↓↓↓
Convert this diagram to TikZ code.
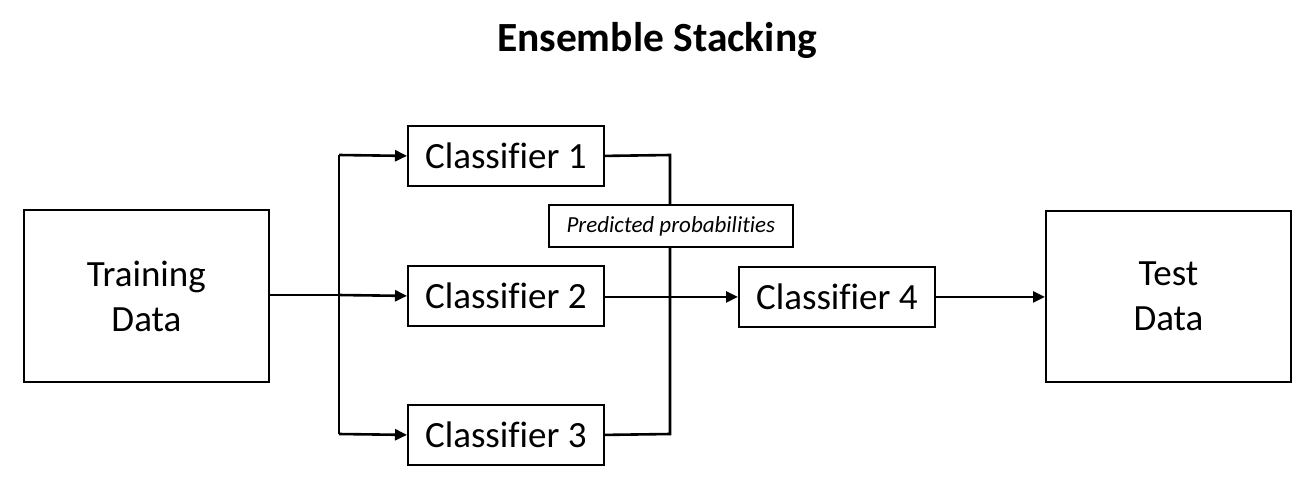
\documentclass[tikz,border=0pt]{standalone}
\usepackage{fontspec}
\setmainfont[Ligatures=CommonOff]{Carlito}
\usetikzlibrary{arrows.meta}
\begin{document}
\begin{tikzpicture}[x=1pt,y=-1pt,
  box/.style={draw=black,line width=1.8pt,fill=white,inner sep=0pt,anchor=north west,align=center,font=\fontsize{37}{45}\selectfont},
  conn/.style={line width=2.6pt,draw=black},
  arr/.style={conn,-{Triangle[length=12pt,width=11pt]}}]
\useasboundingbox (0,0) rectangle (1313,483);
\node[font=\bfseries\fontsize{41.5}{48}\selectfont] (title) at (657,40) {Ensemble Stacking};
\node[box,minimum width=245pt,minimum height=172pt] (train) at (23,209) {Training\\Data};
\node[box,minimum width=196pt,minimum height=60pt] (c1) at (407,125) {Classifier 1};
\node[box,minimum width=196pt,minimum height=60pt] (c2) at (407,265) {Classifier 2};
\node[box,minimum width=196pt,minimum height=60pt] (c3) at (407,404) {Classifier 3};
\node[box,minimum width=196pt,minimum height=60pt] (c4) at (738,266) {Classifier 4};
\node[box,minimum width=245pt,minimum height=171pt] (test) at (1045,210) {Test\\Data};
\coordinate (b1) at (339,155);
\coordinate (b2) at (339,295);
\coordinate (b3) at (339,434);
\coordinate (r1) at (670,155);
\coordinate (r3) at (670,434);
% left fan-out
\draw[conn] (train.east |- b2) -- (b2);
\draw[arr] (b2) -- (c2.west);
\draw[conn] (b1) -- (b3);
\draw[arr] (b1) -- (c1.west);
\draw[arr] (b3) -- (c3.west);
% right collection
\draw[conn] (c1.east) -- (r1) -- (r3) -- (c3.east);
\draw[arr] (c2.east |- c4.west) -- (c4.west);
\draw[arr] (c4.east) -- (test.west |- c4.east);
\node[box,font=\itshape\fontsize{23}{27}\selectfont,minimum width=244pt,minimum height=42pt] (pp) at (548,204) {Predicted probabilities};
\end{tikzpicture}
\end{document}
↑↑↑
- _Objective_
Without including any pictures, print all of the material exactly as given.

- _Output of the exercise_
Convert this diagram to TikZ code.
\documentclass[tikz,border=0pt]{standalone}
\usepackage{fontspec}
\setmainfont[Ligatures=CommonOff]{Carlito}
\usetikzlibrary{arrows.meta}
\begin{document}
\begin{tikzpicture}[x=1pt,y=-1pt,
  box/.style={draw=black,line width=1.8pt,fill=white,inner sep=0pt,anchor=north west,align=center,font=\fontsize{37}{45}\selectfont},
  conn/.style={line width=2.6pt,draw=black},
  arr/.style={conn,-{Triangle[length=12pt,width=11pt]}}]
\useasboundingbox (0,0) rectangle (1313,483);
\node[font=\bfseries\fontsize{41.5}{48}\selectfont] (title) at (657,40) {Ensemble Stacking};
\node[box,minimum width=245pt,minimum height=172pt] (train) at (23,209) {Training\\Data};
\node[box,minimum width=196pt,minimum height=60pt] (c1) at (407,125) {Classifier 1};
\node[box,minimum width=196pt,minimum height=60pt] (c2) at (407,265) {Classifier 2};
\node[box,minimum width=196pt,minimum height=60pt] (c3) at (407,404) {Classifier 3};
\node[box,minimum width=196pt,minimum height=60pt] (c4) at (738,266) {Classifier 4};
\node[box,minimum width=245pt,minimum height=171pt] (test) at (1045,210) {Test\\Data};
\coordinate (b1) at (339,155);
\coordinate (b2) at (339,295);
\coordinate (b3) at (339,434);
\coordinate (r1) at (670,155);
\coordinate (r3) at (670,434);
% left fan-out
\draw[conn] (train.east |- b2) -- (b2);
\draw[arr] (b2) -- (c2.west);
\draw[conn] (b1) -- (b3);
\draw[arr] (b1) -- (c1.west);
\draw[arr] (b3) -- (c3.west);
% right collection
\draw[conn] (c1.east) -- (r1) -- (r3) -- (c3.east);
\draw[arr] (c2.east |- c4.west) -- (c4.west);
\draw[arr] (c4.east) -- (test.west |- c4.east);
\node[box,font=\itshape\fontsize{23}{27}\selectfont,minimum width=244pt,minimum height=42pt] (pp) at (548,204) {Predicted probabilities};
\end{tikzpicture}
\end{document}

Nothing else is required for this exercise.